▶ COLLECTED MATERIAL:
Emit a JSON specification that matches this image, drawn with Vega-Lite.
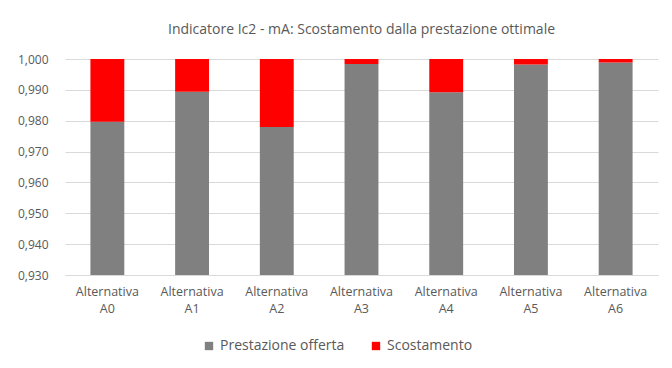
{
  "$schema": "https://vega.github.io/schema/vega-lite/v6.json",
  "width": 593,
  "height": 216,
  "autosize": {"type": "none"},
  "padding": {"left": 65, "top": 59, "right": 14, "bottom": 93},
  "background": "white",
  "title": {
    "text": "Indicatore Ic2 - mA: Scostamento dalla prestazione ottimale",
    "font": "Open Sans",
    "fontSize": 14,
    "fontWeight": "normal",
    "color": "#595959",
    "anchor": "middle",
    "frame": "group",
    "offset": 16
  },
  "data": {
    "values": [
      {"alt": "Alternativa A0", "serie": "Prestazione offerta", "ord": 1, "v": 0.9797},
      {"alt": "Alternativa A0", "serie": "Scostamento", "ord": 2, "v": 0.0203},
      {"alt": "Alternativa A1", "serie": "Prestazione offerta", "ord": 1, "v": 0.9894},
      {"alt": "Alternativa A1", "serie": "Scostamento", "ord": 2, "v": 0.0106},
      {"alt": "Alternativa A2", "serie": "Prestazione offerta", "ord": 1, "v": 0.9780},
      {"alt": "Alternativa A2", "serie": "Scostamento", "ord": 2, "v": 0.0220},
      {"alt": "Alternativa A3", "serie": "Prestazione offerta", "ord": 1, "v": 0.9984},
      {"alt": "Alternativa A3", "serie": "Scostamento", "ord": 2, "v": 0.0016},
      {"alt": "Alternativa A4", "serie": "Prestazione offerta", "ord": 1, "v": 0.9892},
      {"alt": "Alternativa A4", "serie": "Scostamento", "ord": 2, "v": 0.0108},
      {"alt": "Alternativa A5", "serie": "Prestazione offerta", "ord": 1, "v": 0.9982},
      {"alt": "Alternativa A5", "serie": "Scostamento", "ord": 2, "v": 0.0018},
      {"alt": "Alternativa A6", "serie": "Prestazione offerta", "ord": 1, "v": 0.9989},
      {"alt": "Alternativa A6", "serie": "Scostamento", "ord": 2, "v": 0.0011}
    ]
  },
  "mark": {"type": "bar", "clip": true},
  "encoding": {
    "x": {
      "field": "alt",
      "type": "nominal",
      "sort": null,
      "scale": {"paddingInner": 0.6, "paddingOuter": 0.3},
      "axis": {
        "title": null,
        "labelAngle": 0,
        "labelExpr": "split(datum.label, ' ')",
        "labelFont": "Open Sans",
        "labelFontSize": 12.5,
        "labelColor": "#595959",
        "labelPadding": 10,
        "labelLineHeight": 17,
        "ticks": false,
        "domain": true,
        "domainColor": "#d9d9d9",
        "grid": false
      }
    },
    "y": {
      "field": "v",
      "type": "quantitative",
      "stack": "zero",
      "scale": {"domain": [0.93, 1.0], "nice": false, "zero": false},
      "axis": {
        "title": null,
        "values": [0.93, 0.94, 0.95, 0.96, 0.97, 0.98, 0.99, 1.0],
        "labelExpr": "replace(format(datum.value, '.3f'), '.', ',')",
        "labelFont": "Open Sans",
        "labelFontSize": 12,
        "labelColor": "#595959",
        "labelPadding": 17,
        "ticks": false,
        "domain": false,
        "grid": true,
        "gridColor": "#d9d9d9"
      }
    },
    "color": {
      "field": "serie",
      "type": "nominal",
      "scale": {"domain": ["Prestazione offerta", "Scostamento"], "range": ["#808080", "#ff0000"]},
      "legend": {
        "title": null,
        "orient": "none",
        "legendX": 137,
        "legendY": 280,
        "direction": "horizontal",
        "symbolType": "square",
        "symbolSize": 70,
        "labelOffset": 4,
        "labelFont": "Open Sans",
        "labelFontSize": 14,
        "labelColor": "#595959",
        "columnPadding": 24
      }
    },
    "order": {"field": "ord", "type": "quantitative"}
  },
  "config": {
    "view": {"stroke": null}
  }
}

▶ SHORT PROBLEM:
Copy the material shown above in full and exactly. Skip the pictures.

▶ SOLUTION TO THIS TASK:
Emit a JSON specification that matches this image, drawn with Vega-Lite.
{
  "$schema": "https://vega.github.io/schema/vega-lite/v6.json",
  "width": 593,
  "height": 216,
  "autosize": {"type": "none"},
  "padding": {"left": 65, "top": 59, "right": 14, "bottom": 93},
  "background": "white",
  "title": {
    "text": "Indicatore Ic2 - mA: Scostamento dalla prestazione ottimale",
    "font": "Open Sans",
    "fontSize": 14,
    "fontWeight": "normal",
    "color": "#595959",
    "anchor": "middle",
    "frame": "group",
    "offset": 16
  },
  "data": {
    "values": [
      {"alt": "Alternativa A0", "serie": "Prestazione offerta", "ord": 1, "v": 0.9797},
      {"alt": "Alternativa A0", "serie": "Scostamento", "ord": 2, "v": 0.0203},
      {"alt": "Alternativa A1", "serie": "Prestazione offerta", "ord": 1, "v": 0.9894},
      {"alt": "Alternativa A1", "serie": "Scostamento", "ord": 2, "v": 0.0106},
      {"alt": "Alternativa A2", "serie": "Prestazione offerta", "ord": 1, "v": 0.9780},
      {"alt": "Alternativa A2", "serie": "Scostamento", "ord": 2, "v": 0.0220},
      {"alt": "Alternativa A3", "serie": "Prestazione offerta", "ord": 1, "v": 0.9984},
      {"alt": "Alternativa A3", "serie": "Scostamento", "ord": 2, "v": 0.0016},
      {"alt": "Alternativa A4", "serie": "Prestazione offerta", "ord": 1, "v": 0.9892},
      {"alt": "Alternativa A4", "serie": "Scostamento", "ord": 2, "v": 0.0108},
      {"alt": "Alternativa A5", "serie": "Prestazione offerta", "ord": 1, "v": 0.9982},
      {"alt": "Alternativa A5", "serie": "Scostamento", "ord": 2, "v": 0.0018},
      {"alt": "Alternativa A6", "serie": "Prestazione offerta", "ord": 1, "v": 0.9989},
      {"alt": "Alternativa A6", "serie": "Scostamento", "ord": 2, "v": 0.0011}
    ]
  },
  "mark": {"type": "bar", "clip": true},
  "encoding": {
    "x": {
      "field": "alt",
      "type": "nominal",
      "sort": null,
      "scale": {"paddingInner": 0.6, "paddingOuter": 0.3},
      "axis": {
        "title": null,
        "labelAngle": 0,
        "labelExpr": "split(datum.label, ' ')",
        "labelFont": "Open Sans",
        "labelFontSize": 12.5,
        "labelColor": "#595959",
        "labelPadding": 10,
        "labelLineHeight": 17,
        "ticks": false,
        "domain": true,
        "domainColor": "#d9d9d9",
        "grid": false
      }
    },
    "y": {
      "field": "v",
      "type": "quantitative",
      "stack": "zero",
      "scale": {"domain": [0.93, 1.0], "nice": false, "zero": false},
      "axis": {
        "title": null,
        "values": [0.93, 0.94, 0.95, 0.96, 0.97, 0.98, 0.99, 1.0],
        "labelExpr": "replace(format(datum.value, '.3f'), '.', ',')",
        "labelFont": "Open Sans",
        "labelFontSize": 12,
        "labelColor": "#595959",
        "labelPadding": 17,
        "ticks": false,
        "domain": false,
        "grid": true,
        "gridColor": "#d9d9d9"
      }
    },
    "color": {
      "field": "serie",
      "type": "nominal",
      "scale": {"domain": ["Prestazione offerta", "Scostamento"], "range": ["#808080", "#ff0000"]},
      "legend": {
        "title": null,
        "orient": "none",
        "legendX": 137,
        "legendY": 280,
        "direction": "horizontal",
        "symbolType": "square",
        "symbolSize": 70,
        "labelOffset": 4,
        "labelFont": "Open Sans",
        "labelFontSize": 14,
        "labelColor": "#595959",
        "columnPadding": 24
      }
    },
    "order": {"field": "ord", "type": "quantitative"}
  },
  "config": {
    "view": {"stroke": null}
  }
}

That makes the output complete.